Laying the Foundation: Strategic Alignment and Shared Goals
True integration begins with aligning teams around common goals. This means:
- Co-authoring a revenue growth strategy
- Conducting joint planning sessions
- Embedding shared success metrics in both departments
Aligning Key Performance Indicators (KPIs)
Traditional KPIs reinforce silos:
- Marketing tracks MQLs, site traffic, campaign reach
- Sales tracks meetings, call volume, closed-won deals
But these aren’t enough.
Shared KPIs should include:
- CAC (Customer Acquisition Cost)
- CLV (Customer Lifetime Value)
- Pipeline velocity
- Revenue influenced by marketing
- Conversion rates at each pipeline stage
Define every stage together: MQL → SAL → SQL. Use joint dashboards to monitor progress and eliminate blame.
Defining Service Level Agreements (SLAs)
SLAs establish mutual accountability:
- Marketing agrees to deliver a volume of qualified leads per month
- Sales commits to follow-up within 24 hours and provide lead feedback
These agreements create transparency and build operational discipline across teams.
Sustained Executive Sponsorship
Leadership can’t delegate integration. Executive sponsors must communicate its strategic importance regularly and reinforce its value with visible involvement.
Integrating Processes, Data, and Technology
Once alignment is in place, focus on building operational unity.
Map the End-to-End Customer Journey
From first click to relationship expansion, both teams must:
- Co-own each stage
- Identify friction points
- Collaborate on optimization
This is key to enhancing the bank customer journey experience.
Streamlining Lead Management Processes
Standardize definitions:
- Agree on what makes a lead “qualified”
- Establish MQL, SAL, SQL criteria together
Create a structured handoff process:
- Include detailed lead history
- Use automated CRM workflows and alerts
Implement unified lead scoring:
- Combine demographic and behavioral indicators
- Prioritize sales-ready leads
Ensure follow-through:
Provide feedback loops for refinement
Track response times
Monitor outcomes
Leveraging Shared Technology and Data Infrastructure
CRM systems become mission-critical. Marketing automation tools must integrate seamlessly with sales tools to:
- Share real-time engagement insights
- Trigger sales alerts from marketing activities
- Deliver nurture content aligned to sales conversations
Joint analytics platforms enable:
- End-to-end pipeline visibility
- ABM campaign targeting and measurement
- Funnel optimization based on actual outcomes
Consider creating a Revenue Operations (RevOps) team to own these integrations, providing structure and objectivity.
Fostering Collaboration and Communication
Even the best systems will fail without human alignment. Culture matters.

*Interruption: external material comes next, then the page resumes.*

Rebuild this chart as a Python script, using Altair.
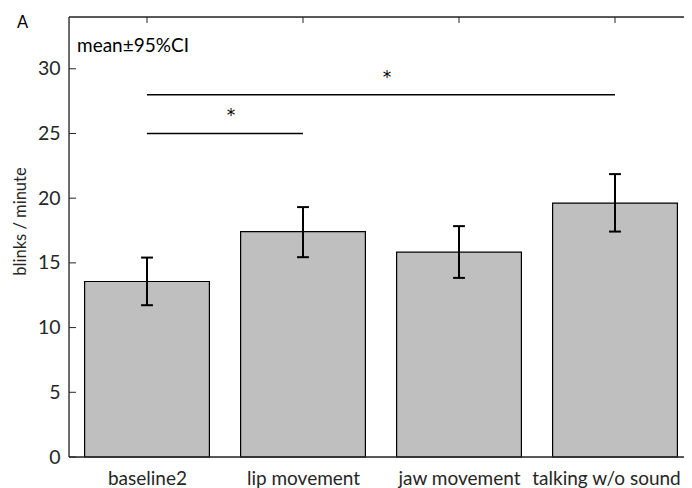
import json
import altair as alt
import pandas as pd

# ---- data ----
categories = ["baseline2", "lip movement", "jaw movement", "talking w/o sound"]
means = [13.56, 17.42, 15.83, 19.62]
ci_low = [11.73, 15.44, 13.84, 17.42]
ci_high = [15.41, 19.31, 17.84, 21.86]
sig_from = [1, 1]
sig_to = [2, 4]
sig_level = [25.0, 28.0]
sig_label = ["*", "*"]
y_ticks = [0, 5, 10, 15, 20, 25, 30]

UNIT = 156          # px per category step
W, H = 615, 440     # plot area (right edge of the original box is cut off by the window)
FONT = "Lato"
INK = "#262626"

pos = list(range(1, len(categories) + 1))
bars_df = pd.DataFrame({"pos": pos, "cat": categories, "mean": means, "lo": ci_low, "hi": ci_high})
sig_df = pd.DataFrame({"x1": sig_from, "x2": sig_to, "y": sig_level, "t": sig_label})
sig_df["xm"] = (sig_df["x1"] + sig_df["x2"]) / 2
tick_df = pd.DataFrame({"v": y_ticks})
pos_df = pd.DataFrame({"pos": pos})

xscale = alt.Scale(domain=[0.5, 0.5 + W / UNIT], nice=False, zero=False)
yscale = alt.Scale(domain=[0, 34], nice=False)
label_expr = json.dumps(categories) + "[datum.value - 1]"
last_pos = pos[-1]

bars = (
    alt.Chart(bars_df)
    .transform_calculate(a="datum.pos - 0.4", b="datum.pos + 0.4")
    .mark_bar(fill="#bfbfbf", stroke="black", strokeWidth=1.2)
    .encode(
        x=alt.X("a:Q", scale=xscale,
                axis=alt.Axis(values=pos, labelExpr=label_expr, ticks=False, tickSize=0,
                              domain=False, grid=False, title=None, labelFontSize=19,
                              labelPadding=12, labelColor=INK, labelFont=FONT,
                              labelOverlap=False, labelBound=False, labelFlush=False,
                              labelOffset={"condition": {"test": f"datum.value == {last_pos}",
                                                         "value": -9}, "value": 0})),
        x2="b:Q",
        y=alt.Y("mean:Q", scale=yscale,
                axis=alt.Axis(values=y_ticks, ticks=False, tickSize=0, domain=False, grid=False,
                              title="blinks / minute", labelFontSize=19.5, labelPadding=9,
                              labelColor=INK, labelFont=FONT, titleFont=FONT, titleFontSize=16.5,
                              titleFontWeight="normal", titleColor=INK, titleX=-49, titleY=204,
                              titleAngle=270, titleAlign="center", titleBaseline="middle")),
        y2=alt.datum(0),
    )
)

err = (
    alt.Chart(bars_df)
    .mark_rule(color="black", strokeWidth=2)
    .encode(x=alt.X("pos:Q", scale=xscale), y=alt.Y("lo:Q", scale=yscale), y2="hi:Q")
)
caps_base = alt.Chart(bars_df).transform_calculate(a="datum.pos - 0.038", b="datum.pos + 0.038")
cap_lo = caps_base.mark_rule(color="black", strokeWidth=2).encode(
    x=alt.X("a:Q", scale=xscale), x2="b:Q", y=alt.Y("lo:Q", scale=yscale))
cap_hi = caps_base.mark_rule(color="black", strokeWidth=2).encode(
    x=alt.X("a:Q", scale=xscale), x2="b:Q", y=alt.Y("hi:Q", scale=yscale))

sig_lines = alt.Chart(sig_df).mark_rule(color="black", strokeWidth=1.5).encode(
    x=alt.X("x1:Q", scale=xscale), x2="x2:Q", y=alt.Y("y:Q", scale=yscale))
sig_stars = alt.Chart(sig_df).mark_text(font="DejaVu Sans", fontSize=17, color="#000000",
                                        dx=6, dy=-12, baseline="alphabetic").encode(
    x=alt.X("xm:Q", scale=xscale), y=alt.Y("y:Q", scale=yscale), text="t:N")

# box lines (left, top, bottom) and inward ticks
frame_left = alt.Chart(pos_df.head(1)).mark_rule(color=INK, strokeWidth=1.3).encode(
    x=alt.value(0), y=alt.value(0), y2=alt.value(H))
frame_top = alt.Chart(pos_df.head(1)).mark_rule(color=INK, strokeWidth=1.3).encode(
    x=alt.value(0), x2=alt.value(W), y=alt.value(0))
frame_bottom = alt.Chart(pos_df.head(1)).mark_rule(color=INK, strokeWidth=1.3).encode(
    x=alt.value(0), x2=alt.value(W), y=alt.value(H))
left_ticks = alt.Chart(tick_df).mark_rule(color=INK, strokeWidth=1).encode(
    x=alt.value(0), x2=alt.value(7), y=alt.Y("v:Q", scale=yscale))
top_ticks = alt.Chart(pos_df).mark_rule(color=INK, strokeWidth=1).encode(
    x=alt.X("pos:Q", scale=xscale), y=alt.value(0), y2=alt.value(6))

panel_letter = alt.Chart(pd.DataFrame({"t": ["A"]})).mark_text(
    font=FONT, fontSize=16.5, color="black", align="left", baseline="alphabetic").encode(
    x=alt.value(-52), y=alt.value(11), text="t:N")
stat_note = alt.Chart(pd.DataFrame({"t": ["mean±95%CI"]})).mark_text(
    font=FONT, fontSize=19, color="black", align="left", baseline="alphabetic").encode(
    x=alt.value(8), y=alt.value(34.5), text="t:N")

chart = (
    alt.layer(left_ticks, top_ticks, bars, err, cap_lo, cap_hi,
              sig_lines, sig_stars, frame_left, frame_top, frame_bottom,
              panel_letter, stat_note)
    .properties(width=W, height=H, autosize=alt.AutoSizeParams(type="none"),
                padding={"left": 61, "top": 9, "right": 0, "bottom": 40})
    .configure_view(strokeWidth=0)
    .configure(background="white")
)

chart.save("out.html", embed_options={"renderer": "svg", "actions": False})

Break down internal walls by:
- Running cross-functional workshops
- Hosting regular pipeline review meetings
- Offering shared training and onboarding
Establish formal feedback loops:
- Sales gives feedback on lead quality and buyer pain points
- Marketing shares insights on content performance and persona behavior
Mutual understanding and shared wins build trust over time. When both teams speak the same language, performance improves.

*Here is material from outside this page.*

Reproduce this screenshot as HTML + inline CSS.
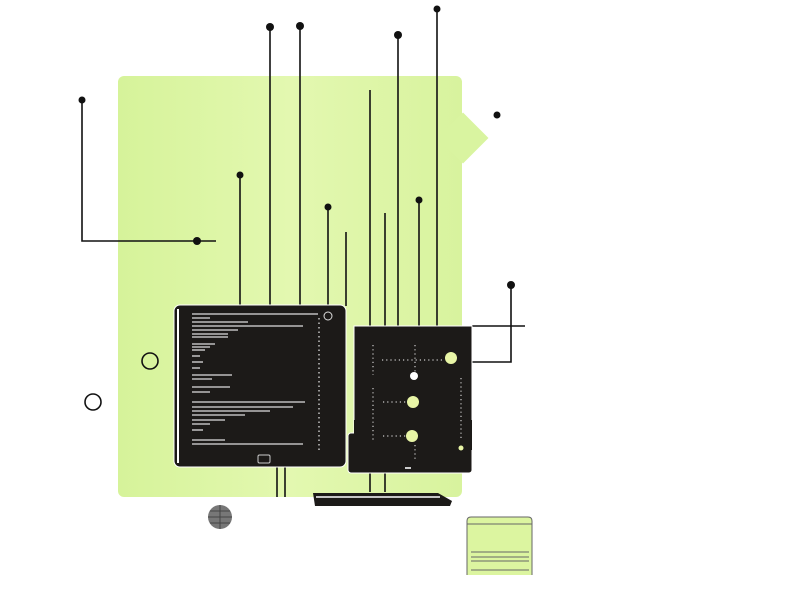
<!DOCTYPE html>
<html><head><style>body{margin:0;background:#fff}svg{display:block}</style></head><body>
<svg width="800" height="600" viewBox="0 0 800 600" xmlns="http://www.w3.org/2000/svg">
<defs><linearGradient id="g" x1="0" x2="1"><stop offset="0" stop-color="#d6f39a"/><stop offset="0.5" stop-color="#e3f8b0"/><stop offset="1" stop-color="#d8f39e"/></linearGradient></defs>
<rect x="118" y="76" width="344" height="421" rx="6" fill="url(#g)"/>
<rect x="445" y="120" width="36" height="36" fill="#d9f4a0" transform="rotate(45 463 138)"/>
<g stroke="#111" stroke-width="1.6" fill="none">
<line x1="270" y1="27" x2="270" y2="306"/>
<line x1="300" y1="26" x2="300" y2="306"/>
<line x1="398" y1="35" x2="398" y2="326"/>
<line x1="437" y1="9" x2="437" y2="326"/>
<line x1="240" y1="175" x2="240" y2="306"/>
<line x1="328" y1="207" x2="328" y2="306"/>
<line x1="370" y1="90" x2="370" y2="492"/>
<line x1="346" y1="232" x2="346" y2="306"/>
<line x1="385" y1="213" x2="385" y2="492"/>
<line x1="419" y1="200" x2="419" y2="326"/>
<line x1="277" y1="466" x2="277" y2="497"/>
<line x1="285" y1="466" x2="285" y2="497"/>
<polyline points="82,100 82,241 216,241"/>
<polyline points="511,285 511,362 472,362"/>
<line x1="472" y1="326" x2="525" y2="326"/>
<circle cx="150" cy="361" r="8"/>
<circle cx="93" cy="402" r="8"/>
</g>
<g fill="#111">
<circle cx="270" cy="27" r="4"/><circle cx="300" cy="26" r="4"/><circle cx="398" cy="35" r="4"/><circle cx="437" cy="9" r="3.5"/>
<circle cx="240" cy="175" r="3.5"/><circle cx="328" cy="207" r="3.5"/><circle cx="419" cy="200" r="3.5"/>
<circle cx="82" cy="100" r="3.5"/><circle cx="197" cy="241" r="4"/><circle cx="511" cy="285" r="4"/><circle cx="497" cy="115" r="3.5"/>
</g>
<rect x="174" y="305" width="172" height="162" rx="6" fill="#1c1a18" stroke="#fff" stroke-width="1"/>
<path d="M178 309 v154" stroke="#fff" stroke-width="2"/>
<g stroke="#ddd" stroke-width="1.3">
<line x1="192" y1="314" x2="318" y2="314"/>
<line x1="192" y1="318" x2="210" y2="318"/><line x1="192" y1="322" x2="248" y2="322"/><line x1="192" y1="326" x2="303" y2="326"/><line x1="192" y1="330" x2="238" y2="330"/><line x1="192" y1="334" x2="228" y2="334"/><line x1="192" y1="337" x2="228" y2="337"/>
<line x1="192" y1="344" x2="215" y2="344"/><line x1="192" y1="347" x2="210" y2="347"/><line x1="192" y1="350" x2="205" y2="350"/><line x1="192" y1="356" x2="200" y2="356"/><line x1="192" y1="362" x2="203" y2="362"/><line x1="192" y1="368" x2="200" y2="368"/>
<line x1="192" y1="375" x2="232" y2="375"/><line x1="192" y1="379" x2="212" y2="379"/><line x1="192" y1="387" x2="230" y2="387"/><line x1="192" y1="392" x2="210" y2="392"/>
<line x1="192" y1="402" x2="305" y2="402"/><line x1="192" y1="407" x2="293" y2="407"/><line x1="192" y1="411" x2="270" y2="411"/><line x1="192" y1="415" x2="245" y2="415"/><line x1="192" y1="420" x2="225" y2="420"/><line x1="192" y1="424" x2="210" y2="424"/><line x1="192" y1="430" x2="203" y2="430"/>
<line x1="192" y1="444" x2="303" y2="444"/><line x1="192" y1="440" x2="225" y2="440"/>
<line x1="319" y1="318" x2="319" y2="450" stroke-dasharray="1.5 3"/>
</g>
<circle cx="328" cy="316" r="4" fill="none" stroke="#ddd"/>
<rect x="258" y="455" width="12" height="8" rx="1.5" fill="none" stroke="#ccc"/>
<rect x="354" y="326" width="118" height="110" fill="#1c1a18" stroke="#fff"/>
<rect x="348" y="433" width="124" height="40" rx="3" fill="#1c1a18" stroke="#fff"/>
<rect x="354" y="420" width="118" height="30" fill="#1c1a18"/>
<g stroke="#ccc" stroke-width="1.2" stroke-dasharray="1.2 3">
<line x1="373" y1="345" x2="373" y2="375"/><line x1="373" y1="388" x2="373" y2="440"/>
<line x1="415" y1="345" x2="415" y2="380"/><line x1="415" y1="445" x2="415" y2="460"/>
<line x1="382" y1="360" x2="445" y2="360"/><line x1="383" y1="402" x2="407" y2="402"/><line x1="383" y1="436" x2="407" y2="436"/>
<line x1="461" y1="378" x2="461" y2="440"/>
</g>
<g fill="#e8f5a6"><circle cx="451" cy="358" r="6"/><circle cx="413" cy="402" r="6"/><circle cx="412" cy="436" r="6"/><circle cx="461" cy="448" r="2.5"/><circle cx="414" cy="376" r="4" fill="#fff"/></g>
<rect x="405" y="467" width="6" height="2" fill="#ccc"/>
<path d="M313 493 H438 L452 501 L450 506 H315 Z" fill="#1c1a18"/>
<path d="M316 497 H440" stroke="#fff" stroke-width="1.5"/>
<circle cx="220" cy="517" r="12" fill="#777"/>
<g stroke="#444" stroke-width="1"><line x1="208" y1="517" x2="232" y2="517"/><line x1="220" y1="505" x2="220" y2="529"/><line x1="210" y1="511" x2="230" y2="511"/><line x1="210" y1="523" x2="230" y2="523"/></g>
<path d="M467 575 V521 q0 -4 4 -4 H528 q4 0 4 4 V575" fill="#dcf5a0" stroke="#666" stroke-width="1"/>
<g stroke="#666" stroke-width="1"><line x1="467" y1="524" x2="532" y2="524"/><line x1="471" y1="552" x2="529" y2="552"/><line x1="471" y1="557" x2="529" y2="557"/><line x1="471" y1="561" x2="529" y2="561"/><line x1="471" y1="570" x2="529" y2="570"/></g>
</svg>
</body></html>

Driving Performance: Impact on Bank Sales Efficiency and Customer Acquisition
Unified revenue engines consistently outperform siloed teams.

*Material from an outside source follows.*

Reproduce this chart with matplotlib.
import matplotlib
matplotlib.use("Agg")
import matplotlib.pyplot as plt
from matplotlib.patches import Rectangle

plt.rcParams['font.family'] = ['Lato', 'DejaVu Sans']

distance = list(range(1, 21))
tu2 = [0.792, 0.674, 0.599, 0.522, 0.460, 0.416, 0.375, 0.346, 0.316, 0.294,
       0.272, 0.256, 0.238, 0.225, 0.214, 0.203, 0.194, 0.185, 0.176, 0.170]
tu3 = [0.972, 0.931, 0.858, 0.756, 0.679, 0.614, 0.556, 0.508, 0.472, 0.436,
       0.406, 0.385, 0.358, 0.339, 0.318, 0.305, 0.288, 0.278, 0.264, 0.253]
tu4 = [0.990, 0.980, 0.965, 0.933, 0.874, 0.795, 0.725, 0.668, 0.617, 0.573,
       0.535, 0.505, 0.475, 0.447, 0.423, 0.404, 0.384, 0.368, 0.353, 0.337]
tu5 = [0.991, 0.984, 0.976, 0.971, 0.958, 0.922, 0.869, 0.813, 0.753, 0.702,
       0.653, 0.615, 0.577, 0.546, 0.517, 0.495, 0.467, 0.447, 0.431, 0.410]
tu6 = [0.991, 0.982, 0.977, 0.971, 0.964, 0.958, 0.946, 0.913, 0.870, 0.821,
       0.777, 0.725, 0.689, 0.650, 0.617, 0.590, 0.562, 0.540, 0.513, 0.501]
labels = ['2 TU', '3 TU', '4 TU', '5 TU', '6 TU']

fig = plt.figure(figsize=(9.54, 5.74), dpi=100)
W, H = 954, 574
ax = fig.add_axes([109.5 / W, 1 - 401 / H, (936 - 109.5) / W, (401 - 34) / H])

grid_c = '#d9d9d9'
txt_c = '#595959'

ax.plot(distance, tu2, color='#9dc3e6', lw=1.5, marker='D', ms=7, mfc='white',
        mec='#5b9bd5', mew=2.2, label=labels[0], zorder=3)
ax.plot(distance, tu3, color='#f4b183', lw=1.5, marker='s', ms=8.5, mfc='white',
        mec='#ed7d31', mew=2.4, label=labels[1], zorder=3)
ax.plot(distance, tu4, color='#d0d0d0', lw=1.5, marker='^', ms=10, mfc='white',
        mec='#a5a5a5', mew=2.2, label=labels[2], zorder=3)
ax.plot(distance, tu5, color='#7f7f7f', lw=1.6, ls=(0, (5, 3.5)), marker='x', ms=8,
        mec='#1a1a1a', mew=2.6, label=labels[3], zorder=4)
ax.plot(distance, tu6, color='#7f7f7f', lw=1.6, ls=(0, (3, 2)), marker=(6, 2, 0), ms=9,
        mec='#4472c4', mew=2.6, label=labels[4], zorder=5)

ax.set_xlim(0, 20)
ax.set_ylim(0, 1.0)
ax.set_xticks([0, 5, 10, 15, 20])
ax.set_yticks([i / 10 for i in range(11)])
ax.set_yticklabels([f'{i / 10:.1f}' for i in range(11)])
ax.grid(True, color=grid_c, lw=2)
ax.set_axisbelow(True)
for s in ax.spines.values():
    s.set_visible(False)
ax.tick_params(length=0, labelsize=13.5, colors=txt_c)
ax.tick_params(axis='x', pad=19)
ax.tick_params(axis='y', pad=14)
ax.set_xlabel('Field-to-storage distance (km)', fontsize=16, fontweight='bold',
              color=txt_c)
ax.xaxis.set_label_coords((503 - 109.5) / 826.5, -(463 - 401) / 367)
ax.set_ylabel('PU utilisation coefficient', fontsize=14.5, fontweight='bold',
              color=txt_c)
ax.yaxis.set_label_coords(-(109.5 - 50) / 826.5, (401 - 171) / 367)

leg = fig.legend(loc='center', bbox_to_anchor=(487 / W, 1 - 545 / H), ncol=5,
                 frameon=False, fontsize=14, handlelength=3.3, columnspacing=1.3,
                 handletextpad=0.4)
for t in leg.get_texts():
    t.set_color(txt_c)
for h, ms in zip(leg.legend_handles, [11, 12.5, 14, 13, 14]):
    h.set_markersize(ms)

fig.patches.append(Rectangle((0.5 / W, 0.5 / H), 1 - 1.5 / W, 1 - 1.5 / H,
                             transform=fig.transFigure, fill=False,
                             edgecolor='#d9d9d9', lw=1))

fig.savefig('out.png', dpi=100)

Banks that align marketing and sales:
- Improve lead-to-close rates
- Accelerate sales cycles
- Reduce CAC
- Increase productivity per rep
Most importantly, they create better customer experiences. Messaging is aligned. Follow-ups are personalized. Buyers feel understood.

This also enables high-impact strategies like Account-Based Marketing (ABM), where sales and marketing jointly target high-value clients with personalized campaigns and coordinated outreach.
The result: faster growth and greater customer lifetime value.
Proving Success: Measurement, ROI, and Case Studies
Leadership needs proof that integration works.
Track metrics like:
- Conversion rate by funnel stage
- CAC vs. revenue per customer
- Pipeline contribution from marketing campaigns
- Win rates and deal velocity
ROI = Revenue lift from integrated efforts – integration costs.
Use attribution models that reflect the joint journey—and share wins across departments.
Case Study: Demonstrating Quantifiable Growth in Financial Services
Zenith National Bank – Commercial Lending Division
Challenge:
- High volume of unqualified MQLs
- MQL-to-SQL conversion under 10%
- Disconnected tools and teams
- High CAC
Strategy:
- Formed a cross-functional RevOps team
- Created unified lead scoring models
- Connected CRM + automation tools
- Defined MQL and SQL criteria
- Set SLAs for follow-up
- Held weekly joint pipeline reviews
- Built a shared content library
Results in 18 Months:
- MQL-to-SQL conversion up 35%
- Sales cycles reduced by 15%
- CAC down 20%
- Revenue from new clients up 28%
- Productivity per rep up 12%
Lesson: Cultural alignment mattered as much as technology.
Leading the Charge: The C-Suite’s Ongoing Role
Integration isn’t a one-time event. It’s a permanent evolution.
The C-suite must:
- Stay engaged as champions
- Allocate budget for technology and training
- Reinforce shared accountability in performance reviews
- Break down political barriers between departments
Incentivize integrated success. Make shared KPIs part of leadership scorecards.
Communicate wins. Tell the story of transformation often. Celebrate progress
Final Thought
Silos are outdated. In a digital-first world, only unified revenue teams will thrive. C-suite leaders have the opportunity—and responsibility—to lead this shift.
Break down walls. Build one engine. Drive sustained growth.